The benefits of stepping outside the day-to-day

It’s easy during tough times to keep your head down and concentrate on the job in hand. It’s a laudable and justified approach, particularly if you’re running design businesses. With clients to service and staff to pay, who can blame you.

But while chasing your tail on the business front might be expedient in the short term, it isn’t likely to inspire you into generating new ways of doing things in future. Nor, indeed, will it tell you what your rivals are up to unless it’s a pitch for work. Yet, if you allow them to happen, these two factors are more likely to shape your future than any new business bid.

It is vital, therefore, to take advantage of events such as last week’s inaugural Grafic Europe conference, held in Barcelona, or next month’s Pan-European Brand Design Association congress, also scheduled for the Catalan capital and involving branding groups from across the Continent. What better way to identify global trends at a time when world markets are shifting.

British participants at Grafic Europe found the event thought-provoking at a time when ideas are in short supply.

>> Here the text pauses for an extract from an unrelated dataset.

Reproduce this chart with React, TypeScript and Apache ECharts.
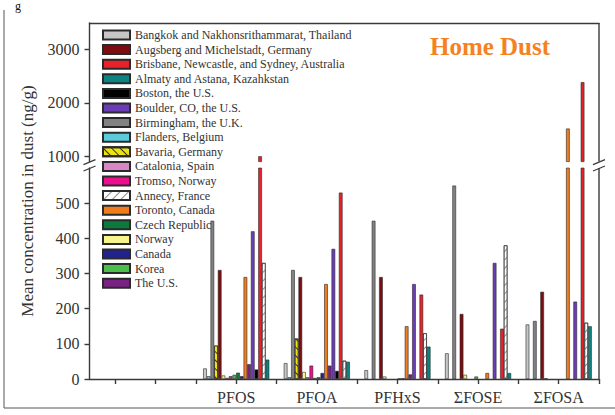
import React, { useEffect, useRef } from "react";
import * as echarts from "echarts";

const categories = ["PFOS", "PFOA", "PFHxS", "ΣFOSE", "ΣFOSA"];
const firstCategoryX = 3;
const xTickValues = [1.5, 2, 2.5, 3, 3.5, 4, 4.5, 5, 5.5, 6, 6.5, 7, 7.5];
const lowerTicks = [0, 100, 200, 300, 400, 500];
const upperTicks = [1000, 2000, 3000];

// values per category: PFOS, PFOA, PFHxS, ΣFOSE, ΣFOSA (ng/g)
const bangkok = [30, 45, 25, 73, 155];
const augsberg = [310, 290, 290, 185, 248];
const brisbane = [1000, 530, 240, 143, 2390];
const almaty = [55, 49, 92, 17, 150];
const boston = [27, 23, null, null, null];
const boulder = [420, 370, 270, 330, 220];
const birmingham = [450, 310, 450, 550, 165];
const flanders = [8, 5, null, null, null];
const bavaria = [95, 115, null, null, null];
const catalonia = [3, 5, null, null, null];
const tromso = [8, 38, null, null, null];
const annecy = [330, 52, 130, 380, 160];
const toronto = [290, 270, 150, 17, 1520];
const czech = [18, 5, 1, null, null];
const norway = [10, 20, 7, 12, 2];
const canada = [8, 17, 2, null, null];
const korea = [12, 3, null, 7, null];
const theUS = [42, 38, 13, null, null];

const seriesDefs: any[] = [
  { name: "Bangkok and Nakhonsrithammarat, Thailand", color: "#c6c6c6", data: bangkok },
  { name: "Augsberg and Michelstadt, Germany", color: "#7a0e10", data: augsberg },
  { name: "Brisbane, Newcastle, and Sydney, Australia", color: "#e8222a", data: brisbane },
  { name: "Almaty and Astana, Kazahkstan", color: "#0c8482", data: almaty },
  { name: "Boston, the U.S.", color: "#000000", data: boston },
  { name: "Boulder, CO, the U.S.", color: "#6a3db6", data: boulder },
  { name: "Birmingham, the U.K.", color: "#828282", data: birmingham },
  { name: "Flanders, Belgium", color: "#5ccadb", data: flanders },
  { name: "Bavaria, Germany", color: "#ece40c", data: bavaria, decal: { color: "#333", rot: Math.PI / 4 } },
  { name: "Catalonia, Spain", color: "#d986c6", data: catalonia },
  { name: "Tromso, Norway", color: "#ec0e8c", data: tromso },
  { name: "Annecy, France", color: "#ffffff", data: annecy, decal: { color: "#8a8a8a", rot: -Math.PI / 4 } },
  { name: "Toronto, Canada", color: "#f07c1e", data: toronto },
  { name: "Czech Republic", color: "#0b7a3c", data: czech },
  { name: "Norway", color: "#f8f48c", data: norway },
  { name: "Canada", color: "#22228e", data: canada },
  { name: "Korea", color: "#4cbe4c", data: korea },
  { name: "The U.S.", color: "#7b2183", data: theUS },
];

const barOrder = [
  "Bangkok and Nakhonsrithammarat, Thailand",
  "Flanders, Belgium",
  "Birmingham, the U.K.",
  "Bavaria, Germany",
  "Augsberg and Michelstadt, Germany",
  "Norway",
  "Catalonia, Spain",
  "Tromso, Norway",
  "Korea",
  "Czech Republic",
  "Canada",
  "Toronto, Canada",
  "The U.S.",
  "Boulder, CO, the U.S.",
  "Boston, the U.S.",
  "Brisbane, Newcastle, and Sydney, Australia",
  "Annecy, France",
  "Almaty and Astana, Kazahkstan",
];

const FONT = "Liberation Serif";
const AXIS_COLOR = "#3a3a3a";

export default function App() {
  const ref = useRef<HTMLDivElement>(null);
  useEffect(() => {
    if (!ref.current) return;
    const chart = echarts.init(ref.current, null, { renderer: "svg" });

    const gridLeft = 89.5;
    const gridWidth = 509.5;
    const upperMin = 900;
    const upperMax = 3500;
    const lowerMax = 600;

    const series: any[] = [];
    barOrder.forEach((name) => {
      const def = seriesDefs.find((d) => d.name === name);
      const itemStyle: any = { color: def.color, borderColor: "#2a2a2a", borderWidth: 0.6 };
      if (def.decal) {
        itemStyle.decal = {
          symbol: "rect",
          symbolSize: 1,
          dashArrayX: [1, 0],
          dashArrayY: [1, 5],
          rotation: def.decal.rot,
          color: def.decal.color,
        };
      }
      const pts = def.data.map((v: number | null, i: number) => [firstCategoryX + i, v]);
      const upperPts = def.data.map((v: number | null, i: number) => [
        firstCategoryX + i,
        v != null && v > upperMin ? v : null,
      ]);
      series.push({
        type: "bar",
        name,
        xAxisIndex: 1,
        yAxisIndex: 1,
        data: pts,
        itemStyle,
        barGap: "0%",
        barCategoryGap: "18%",
        clip: true,
      });
      series.push({
        type: "bar",
        name,
        xAxisIndex: 0,
        yAxisIndex: 0,
        data: upperPts,
        itemStyle,
        barGap: "0%",
        barCategoryGap: "18%",
        clip: true,
      });
    });

    const lineStyle = { color: AXIS_COLOR, width: 1.4 };
    const breakY1 = 161.6;
    const breakY2 = 168;
    const rightX = gridLeft + gridWidth;
    const plain = (v: number) => String(v);

    chart.setOption({
      animation: false,
      backgroundColor: "#ffffff",
      grid: [
        { left: gridLeft, top: 23, width: gridWidth, height: breakY1 - 23, outerBoundsMode: "none" },
        { left: gridLeft, top: breakY2, width: gridWidth, height: 379 - breakY2, outerBoundsMode: "none" },
      ],
      xAxis: [
        {
          type: "value",
          gridIndex: 0,
          min: 1.18,
          max: 7.5,
          position: "top",
          axisLine: { show: true, onZero: false, lineStyle },
          axisTick: { show: false },
          axisLabel: { show: false },
          splitLine: { show: false },
        },
        {
          type: "value",
          gridIndex: 1,
          min: 1.18,
          max: 7.5,
          position: "bottom",
          axisLine: { show: true, onZero: false, lineStyle },
          axisTick: { show: true, customValues: xTickValues, length: 5, lineStyle },
          axisLabel: {
            show: true,
            customValues: categories.map((_, i) => firstCategoryX + i),
            formatter: (v: number) => categories[Math.round(v) - firstCategoryX] ?? "",
            fontFamily: FONT,
            fontSize: 16,
            color: "#333",
            margin: 10,
          },
          splitLine: { show: false },
        },
      ],
      yAxis: [
        {
          type: "value",
          gridIndex: 0,
          min: upperMin,
          max: upperMax,
          axisLine: { show: true, onZero: false, lineStyle },
          axisTick: { show: true, customValues: upperTicks, length: 5, lineStyle },
          axisLabel: {
            customValues: upperTicks,
            formatter: plain,
            fontFamily: FONT,
            fontSize: 16,
            color: "#333",
            margin: 10,
          },
          splitLine: { show: false },
        },
        {
          type: "value",
          gridIndex: 1,
          min: 0,
          max: lowerMax,
          axisLine: { show: true, onZero: false, lineStyle },
          axisTick: { show: true, customValues: lowerTicks, length: 5, lineStyle },
          axisLabel: {
            customValues: lowerTicks,
            formatter: plain,
            fontFamily: FONT,
            fontSize: 16,
            color: "#333",
            margin: 10,
          },
          splitLine: { show: false },
        },
      ],
      legend: {
        orient: "vertical",
        left: 97,
        top: 24,
        itemWidth: 27,
        itemHeight: 9,
        itemGap: 2.6,
        icon: "rect",
        data: seriesDefs.map((d) => d.name),
        textStyle: { fontFamily: FONT, fontSize: 12, color: "#333", lineHeight: 12 },
      },
      graphic: [
        // right frame
        { type: "line", shape: { x1: rightX, y1: 23, x2: rightX, y2: breakY1 }, style: { stroke: AXIS_COLOR, lineWidth: 1.4 } },
        { type: "line", shape: { x1: rightX, y1: breakY2, x2: rightX, y2: 379 }, style: { stroke: AXIS_COLOR, lineWidth: 1.4 } },
        // break marks left
        { type: "line", shape: { x1: gridLeft - 6, y1: breakY1 + 3, x2: gridLeft + 6, y2: breakY1 - 2 }, style: { stroke: AXIS_COLOR, lineWidth: 1.2 } },
        { type: "line", shape: { x1: gridLeft - 6, y1: breakY2 + 3, x2: gridLeft + 6, y2: breakY2 - 2 }, style: { stroke: AXIS_COLOR, lineWidth: 1.2 } },
        // break marks right
        { type: "line", shape: { x1: rightX - 6, y1: breakY1 + 3, x2: rightX + 6, y2: breakY1 - 2 }, style: { stroke: AXIS_COLOR, lineWidth: 1.2 } },
        { type: "line", shape: { x1: rightX - 6, y1: breakY2 + 3, x2: rightX + 6, y2: breakY2 - 2 }, style: { stroke: AXIS_COLOR, lineWidth: 1.2 } },
        // outer figure border
        { type: "line", shape: { x1: 4, y1: 10, x2: 4, y2: 408 }, style: { stroke: "#555", lineWidth: 1 } },
        { type: "line", shape: { x1: 4, y1: 408, x2: 615, y2: 408 }, style: { stroke: "#555", lineWidth: 1 } },
        {
          type: "text",
          x: 15,
          y: 0,
          style: { text: "g", font: `12px "${FONT}"`, fill: "#111" },
        },
        {
          type: "text",
          x: 27,
          y: 201,
          rotation: Math.PI / 2,
          style: {
            text: "Mean concentration in dust (ng/g)",
            font: `17px "${FONT}"`,
            fill: "#333",
            align: "center",
            verticalAlign: "middle",
          },
        },
        {
          type: "text",
          x: 490,
          y: 46,
          style: {
            text: "Home Dust",
            font: `bold 25px "${FONT}"`,
            fill: "#f5821f",
            align: "center",
            verticalAlign: "middle",
          },
        },
      ],
      series,
    });
    return () => chart.dispose();
  }, []);
  return (
    <div
      ref={ref}
      style={{ position: "fixed", left: 0, top: 0, width: 615, height: 415, background: "#fff" }}
    />
  );
}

Several said that they had benefited enormously from getting away from the day-to-day. It will be interesting to see how that experience will affect them over time.

One of the themes to come out of Grafic Europe was how you can set out on a new course if you have the will, the creativity and the courage to do so.

Austrian-born New Yorker Stefan Sagmeister, for example, told of his decision in 2000 to quit client work for a year to refocus his tiny studio. He has since managed to balance his work, previously dominated by the music industry, so that a third is cause-related – not least the stunning Move Our Money campaign to redeploy 15 per cent of US government spending on the military to health and education. A third of the work is corporate ‘to pay for the cause stuff’ and a third remains in music, ‘which pays for itself’.

More poignant for British attendees was the contribution of Simon Waterfall of Poke, the group he co-founded in association with Mother following the collapse in 2001 of digital supergroup Deepend, of which he was a founder. Not only have Waterfall and company survived, they have changed direction radically, working now for the likes of Orange and Nokia.

Then, of course, there is the ultimate survivor Peter Saville, whose creative ‘drifting’ culminates next month in a book and a Design Museum show.

There is cause for concern at present, but there’s nothing like sharing your experiences with your peers. Immersing yourself in events such as these is a great way to reinvigorate yourself and have fun.